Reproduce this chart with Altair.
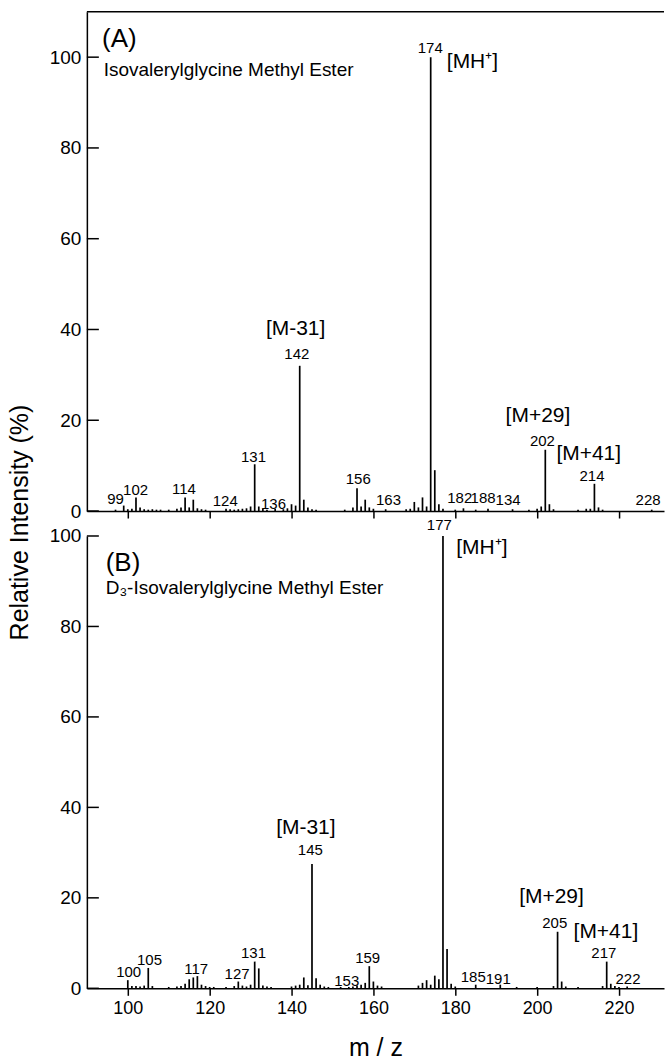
import altair as alt
import pandas as pd

FONT = "Liberation Sans"
X_DOMAIN = [90, 231]
W = 578
HA, HB = 500, 453
YA_MAX, YB_MAX = 110, 100
X_TICKS = [100, 120, 140, 160, 180, 200, 220]
Y_TICKS = [0, 20, 40, 60, 80, 100]

# ---- spectrum A : Isovalerylglycine methyl ester ----
a_mz = [97, 99, 100, 101, 102, 103, 104, 105, 106, 107, 108, 110, 112, 113, 114, 115, 116, 117, 118, 119,
        124, 125, 126, 127, 128, 129, 130, 131, 132, 133, 134, 136, 138, 139, 140, 141, 142, 143, 144, 145,
        146, 153, 155, 156, 157, 158, 159, 160, 163, 168, 169, 170, 171, 172, 173, 174, 175, 176, 177, 180,
        182, 185, 188, 194, 198, 200, 201, 202, 203, 204, 210, 212, 213, 214, 215, 216, 228]
a_int = [0.3, 1.2, 0.4, 0.5, 3.0, 0.8, 0.4, 0.3, 0.4, 0.3, 0.3, 0.3, 0.5, 0.8, 3.0, 0.8, 2.5, 0.6, 0.4, 0.3,
         0.5, 0.4, 0.3, 0.4, 0.5, 0.6, 1.0, 10.3, 1.0, 0.5, 0.3, 0.5, 0.4, 0.6, 1.5, 1.2, 32.0, 2.5, 0.8, 0.4,
         0.3, 0.3, 0.8, 5.0, 1.0, 2.5, 0.8, 0.5, 0.4, 0.4, 0.5, 2.0, 0.8, 3.0, 1.0, 100.0, 9.0, 1.5, 0.5, 0.3,
         0.6, 0.3, 0.5, 0.4, 0.3, 0.5, 1.0, 13.5, 1.5, 0.4, 0.3, 0.5, 0.5, 6.0, 0.8, 0.3, 0.3]

a_num_text = ["99", "102", "114", "124", "131", "136", "142", "156", "163", "174",
              "182", "188", "134", "202", "214", "228"]
a_num_mz = [97.0, 101.9, 113.7, 123.8, 130.7, 135.6, 141.3, 156.3, 163.7, 173.9,
            181.1, 186.8, 192.9, 201.3, 213.4, 227.1]
a_num_int = [2.6, 4.6, 4.8, 2.2, 11.9, 1.6, 34.5, 7.0, 2.4, 102.0,
             2.9, 2.9, 2.4, 15.4, 7.7, 2.4]

a_ann_text = ["[M-31]", "[MH\u207a]", "[M+29]", "[M+41]"]
a_ann_mz = [141.0, 184.2, 200.2, 212.6]
a_ann_int = [40.0, 99.0, 20.9, 12.6]

a_title_text = ["(A)", "Isovalerylglycine Methyl Ester"]
a_title_mz = [93.7, 94.1]
a_title_int = [104.0, 97.2]
a_title_size = [26, 19]

# ---- spectrum B : D3-isovalerylglycine methyl ester ----
b_mz = [100, 101, 102, 103, 104, 105, 106, 110, 112, 113, 114, 115, 116, 117, 118, 119, 120, 121, 124, 126,
        127, 128, 129, 130, 131, 132, 133, 134, 135, 140, 141, 142, 143, 144, 145, 146, 147, 148, 149, 152,
        154, 155, 156, 157, 158, 159, 160, 161, 162, 171, 172, 173, 174, 175, 176, 177, 178, 179, 180, 185,
        191, 195, 200, 204, 205, 206, 207, 210, 216, 217, 218, 219, 220, 222]
b_int = [1.8, 0.5, 0.5, 0.4, 0.6, 4.5, 0.5, 0.3, 0.4, 0.5, 1.0, 2.0, 2.4, 2.7, 0.8, 0.5, 0.3, 0.3, 0.3, 0.5,
         1.5, 0.6, 0.4, 0.8, 5.9, 4.4, 0.6, 0.4, 0.3, 0.4, 0.6, 0.8, 2.4, 0.7, 27.5, 2.2, 0.8, 0.4, 0.3, 0.3,
         0.3, 0.4, 0.6, 0.8, 1.2, 4.9, 1.5, 0.6, 0.4, 0.6, 1.2, 1.8, 0.8, 2.8, 2.0, 100.0, 8.7, 1.0, 0.4, 0.8,
         0.8, 0.3, 0.3, 0.5, 12.5, 1.5, 0.4, 0.3, 0.5, 5.9, 1.0, 0.5, 0.3, 0.4]

b_num_text = ["100", "105", "117", "127", "131", "145", "153", "159", "177",
              "185", "191", "205", "217", "222"]
b_num_mz = [100.2, 105.3, 116.7, 126.7, 130.7, 144.6, 153.5, 158.6, 176.1,
            184.4, 190.5, 204.3, 216.3, 222.2]
b_num_int = [3.6, 6.2, 4.3, 3.1, 7.8, 30.5, 1.6, 6.8, 102.5,
             2.4, 2.1, 14.4, 7.8, 2.0]

b_ann_text = ["[M-31]", "[MH\u207a]", "[M+29]", "[M+41]"]
b_ann_mz = [143.5, 186.5, 203.5, 216.8]
b_ann_int = [35.5, 97.4, 20.1, 12.4]

b_title_text = ["(B)", "D\u2083-Isovalerylglycine Methyl Ester"]
b_title_mz = [94.6, 94.6]
b_title_int = [94.0, 88.5]
b_title_size = [26, 19]


def panel(mz, inten, num_t, num_m, num_i, ann_t, ann_m, ann_i,
          tit_t, tit_m, tit_i, tit_s, ymax, height, bottom, top_frame, ytitle):
    xs = alt.Scale(domain=X_DOMAIN, nice=False, zero=False)
    ys = alt.Scale(domain=[0, ymax], nice=False)
    if bottom:
        xaxis = alt.Axis(values=X_TICKS, grid=False, ticks=True, tickSize=7, labels=True,
                         labelFontSize=18, labelPadding=4, title="m / z", titleFontSize=25,
                         titleFontWeight="normal", titlePadding=18)
    else:
        xaxis = alt.Axis(values=X_TICKS, grid=False, ticks=True, tickSize=7, labels=False, title=None)
    if ytitle:
        yaxis = alt.Axis(values=Y_TICKS, grid=False, ticks=False, labelFontSize=19, labelPadding=6,
                         title="Relative Intensity (%)", titleFontSize=25, titleFontWeight="normal",
                         titleAngle=270, titleX=-67, titleY=511, titleAlign="center",
                         titleBaseline="middle")
    else:
        yaxis = alt.Axis(values=Y_TICKS, grid=False, ticks=False, labelFontSize=19, labelPadding=6,
                         title=None)
    X = alt.X("mz:Q", scale=xs, axis=xaxis)
    Y = alt.Y("v:Q", scale=ys, axis=yaxis)

    peaks = pd.DataFrame({"mz": mz, "v": inten})
    bars = alt.Chart(peaks).mark_rule(color="black", strokeWidth=1.7).encode(
        x=X, y=Y, y2=alt.datum(0),
    )
    ticks = alt.Chart(pd.DataFrame({"v": Y_TICKS})).mark_rule(color="black", strokeWidth=1.5).encode(
        y=Y, x=alt.value(0), x2=alt.value(12),
    )
    nums = alt.Chart(pd.DataFrame({"mz": num_m, "v": num_i, "t": num_t})).mark_text(
        font=FONT, fontSize=15, color="black", align="center", baseline="middle").encode(
        x=X, y=Y, text="t:N")
    anns = alt.Chart(pd.DataFrame({"mz": ann_m, "v": ann_i, "t": ann_t})).mark_text(
        font=FONT, fontSize=21, color="black", align="center", baseline="middle").encode(
        x=X, y=Y, text="t:N")
    tits = alt.Chart(pd.DataFrame({"mz": tit_m, "v": tit_i, "t": tit_t, "s": tit_s})).mark_text(
        font=FONT, color="black", align="left", baseline="middle").encode(
        x=X, y=Y, text="t:N",
        size=alt.Size("s:Q", scale=None, legend=None))
    layers = [bars, ticks, nums, anns, tits]
    if top_frame:
        frame = alt.Chart(pd.DataFrame({"k": [0]})).mark_rule(color="black", strokeWidth=1.5).encode(
            y=alt.value(0), x=alt.value(0), x2=alt.value(W))
        layers.append(frame)
    return alt.layer(*layers).properties(width=W, height=height)


pa = panel(a_mz, a_int, a_num_text, a_num_mz, a_num_int, a_ann_text, a_ann_mz, a_ann_int,
           a_title_text, a_title_mz, a_title_int, a_title_size, YA_MAX, HA, False, True, True)
pb = panel(b_mz, b_int, b_num_text, b_num_mz, b_num_int, b_ann_text, b_ann_mz, b_ann_int,
           b_title_text, b_title_mz, b_title_int, b_title_size, YB_MAX, HB, True, False, False)

chart = alt.vconcat(pa, pb, spacing=25, bounds="flush").properties(
    padding={"left": 8, "top": 10, "right": 0, "bottom": 0},
    background="white",
).configure_view(stroke=None).configure_axis(
    domainColor="black", tickColor="black", labelColor="black", titleColor="black",
    domainWidth=1.5, tickWidth=1.5, labelFont=FONT, titleFont=FONT,
)

chart.save("out.html", embed_options={"renderer": "svg", "actions": False})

* _DIRECTIONS_
From the first line above down to the line with "Y_TICKS = [0, 20, 40, 60, 80, 100]", reproduce every line and no others, omitting pictures.

* _FINAL RESULT_
Reproduce this chart with Altair.
import altair as alt
import pandas as pd

FONT = "Liberation Sans"
X_DOMAIN = [90, 231]
W = 578
HA, HB = 500, 453
YA_MAX, YB_MAX = 110, 100
X_TICKS = [100, 120, 140, 160, 180, 200, 220]
Y_TICKS = [0, 20, 40, 60, 80, 100]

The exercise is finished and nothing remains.